From SABR member Howard Megdal at Vice Sports on September 14, 2018:
For the moment, leave aside the insidiousness of how it came to pass Thursday that David Wright, franchise icon for the New York Mets, announced tearfully that he would be playing his final game in the major leagues on September 29.
Ignore that he gets just one day because the Mets, a team Wright was loyal to in every possible way—from taking a discounted extension, to serving as the face of the franchise through the very worst of the Bernie Madoff-related financial issues that plague them to this day—spent weeks publicly impugning the two-year comeback Wright has been authoring, delaying his return.

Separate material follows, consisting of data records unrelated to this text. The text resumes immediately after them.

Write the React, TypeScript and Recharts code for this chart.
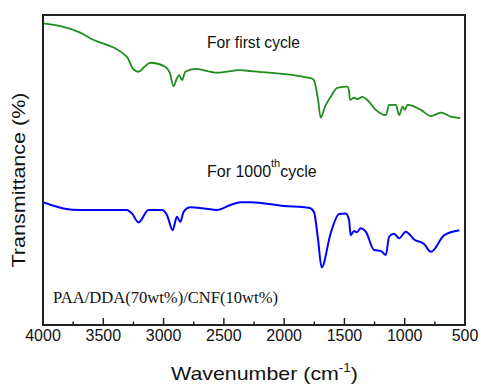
import { LineChart, Line, XAxis, YAxis, ReferenceArea } from "recharts";

// wavenumber (cm-1) and transmittance (a.u.)
const firstWn = [4000, 3692, 3609, 3304, 3250, 3208, 3160, 3110, 2986, 2950, 2917, 2890, 2870, 2847, 2820, 2737, 2556, 2362, 2279, 1780, 1753, 1720, 1697, 1660, 1614, 1559, 1476, 1462, 1454, 1420, 1393, 1351, 1310, 1240, 1157, 1129, 1074, 1046, 1018, 999, 977, 866, 783, 700, 617, 540];
const firstT = [97.3, 94.3, 92.5, 86.5, 82.5, 81.7, 83.2, 84.6, 83.3, 81.5, 77.1, 79.5, 80.6, 79.0, 81.7, 82.6, 81.4, 82.2, 81.9, 79.6, 79.0, 73.0, 66.9, 70.5, 73.6, 76.5, 76.9, 75.5, 72.6, 73.3, 72.9, 73.6, 72.6, 69.4, 67.7, 71.0, 71.0, 67.7, 70.4, 69.4, 71.0, 69.4, 67.4, 68.5, 67.2, 66.7];

const lastWn = [3992, 3831, 3692, 3304, 3263, 3208, 3125, 3014, 2972, 2925, 2889, 2861, 2834, 2778, 2667, 2556, 2445, 2362, 2279, 2002, 1795, 1753, 1720, 1689, 1614, 1545, 1489, 1462, 1448, 1420, 1398, 1365, 1323, 1254, 1199, 1157, 1129, 1088, 1046, 991, 922, 839, 783, 672, 547];
const lastT = [39.5, 37.6, 37.1, 37.1, 36.0, 33.1, 37.1, 37.1, 35.5, 30.6, 34.9, 33.3, 36.5, 38.0, 37.6, 37.1, 38.7, 39.6, 39.6, 38.4, 37.8, 36.5, 28.0, 18.6, 29.6, 35.8, 36.0, 33.9, 29.0, 30.3, 29.9, 31.2, 30.1, 24.2, 23.9, 22.6, 28.5, 29.4, 28.0, 30.1, 27.6, 26.1, 23.6, 29.0, 30.6];

const wnTicks = [4000, 3750, 3500, 3250, 3000, 2750, 2500, 2250, 2000, 1750, 1500, 1250, 1000, 750, 500];

const firstData = firstWn.map((wn, i) => ({ wn, t: firstT[i] }));
const lastData = lastWn.map((wn, i) => ({ wn, t: lastT[i] }));

const SANS = "'Liberation Sans', Arial, sans-serif";
const SERIF = "'Liberation Serif', 'Times New Roman', serif";
const FRAME = "#222";

function WnTick(props: any) {
  const { x, y, payload } = props;
  const major = payload.value % 500 === 0;
  return (
    <g>
      <line x1={x} x2={x} y1={y} y2={y - (major ? 7 : 3.5)} stroke={FRAME} strokeWidth={1.5} />
      {major && (
        <text x={x} y={y + 16} textAnchor="middle" fontSize={16} fill="#111" fontFamily={SANS}>
          {payload.value}
        </text>
      )}
    </g>
  );
}

function XLabel(props: any) {
  const { y } = props.viewBox;
  return (
    <text x={264.5} y={y + 55} textAnchor="middle" fontSize={19} fill="#111" fontFamily={SANS} textLength={187} lengthAdjust="spacingAndGlyphs">
      Wavenumber (cm<tspan dy={-8} fontSize={12}>-1</tspan><tspan dy={8}>)</tspan>
    </text>
  );
}

function YLabel() {
  return (
    <text x={25} y={180} transform="rotate(-90 25 180)" textAnchor="middle" fontSize={18} fill="#111" fontFamily={SANS} textLength={175} lengthAdjust="spacingAndGlyphs">
      Transmittance (%)
    </text>
  );
}

export default function App() {
  return (
    <div style={{ position: "absolute", left: 0, top: 0, width: 481, height: 384, background: "#fff" }}>
      <LineChart width={481} height={384} margin={{ top: 15, right: 16, bottom: 0, left: 8 }}>
        <XAxis
          dataKey="wn"
          type="number"
          domain={[500, 4000]}
          reversed
          ticks={wnTicks}
          interval={0}
          allowDuplicatedCategory={false}
          tickSize={0}
          tickMargin={0}
          tickLine={false}
          tick={<WnTick />}
          height={59}
          axisLine={{ stroke: FRAME, strokeWidth: 2 }}
          label={{ content: (p: any) => <XLabel {...p} /> }}
        />
        <YAxis
          type="number"
          domain={[0, 100]}
          width={35}
          tick={false}
          tickLine={false}
          axisLine={{ stroke: FRAME, strokeWidth: 2 }}
          label={{ content: () => <YLabel /> }}
        />
        <ReferenceArea x1={4000} x2={500} y1={0} y2={100} fill="none" stroke={FRAME} strokeWidth={2} />
        <Line data={firstData} dataKey="t" type="monotone" stroke="#1e8c1e" strokeWidth={1.8} dot={false} isAnimationActive={false} />
        <Line data={lastData} dataKey="t" type="monotone" stroke="#0000ff" strokeWidth={2} dot={false} isAnimationActive={false} />
      </LineChart>
      <svg width={481} height={384} style={{ position: "absolute", left: 0, top: 0, pointerEvents: "none" }}>
        <text x={207} y={48} fontSize={16} fill="#111" fontFamily={SANS} textLength={93} lengthAdjust="spacingAndGlyphs">
          For first cycle
        </text>
        <text x={207} y={177} fontSize={16} fill="#111" fontFamily={SANS}>
          For 1000<tspan dy={-10} fontSize={11}>th</tspan><tspan dy={10}>cycle</tspan>
        </text>
        <text x={53} y={303} fontSize={16} fill="#111" fontFamily={SERIF} textLength={225} lengthAdjust="spacingAndGlyphs">
          PAA/DDA(70wt%)/CNF(10wt%)
        </text>
      </svg>
    </div>
  );
}
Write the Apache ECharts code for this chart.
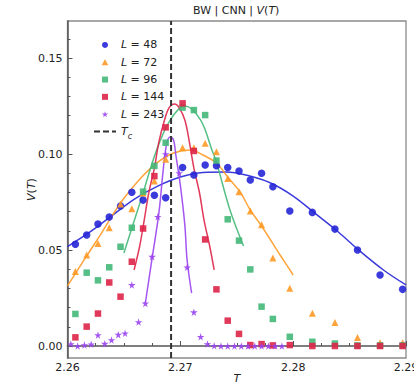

Forget that the Mets a franchise that seems to always rush players back from injury (or have them play through it), instead did everything possible to keep Wright off the field, seemingly because it would ruin the chances of insurance paying off 75 percent of Wright’s salary while the Mets could claim all of it for public consumption of their inflated, yet still chronically underfunded payroll number.
This is the essence of David Wright’s tenure with the Mets, which began with such promise in 2004, will end a decade and a half later short of the Hall of Fame track Wright once trod upon, but remains the greatest everyday career in team history.
Read the full article here: https://sports.vice.com/en_us/article/yw4gaj/david-wright-was-the-ultimate-met
- Related link: Get your free copy of SABR’s Met-rospectives: A Collection of the Greatest Games in New York Mets History
Originally published: September 14, 2018. Last Updated: September 14, 2018.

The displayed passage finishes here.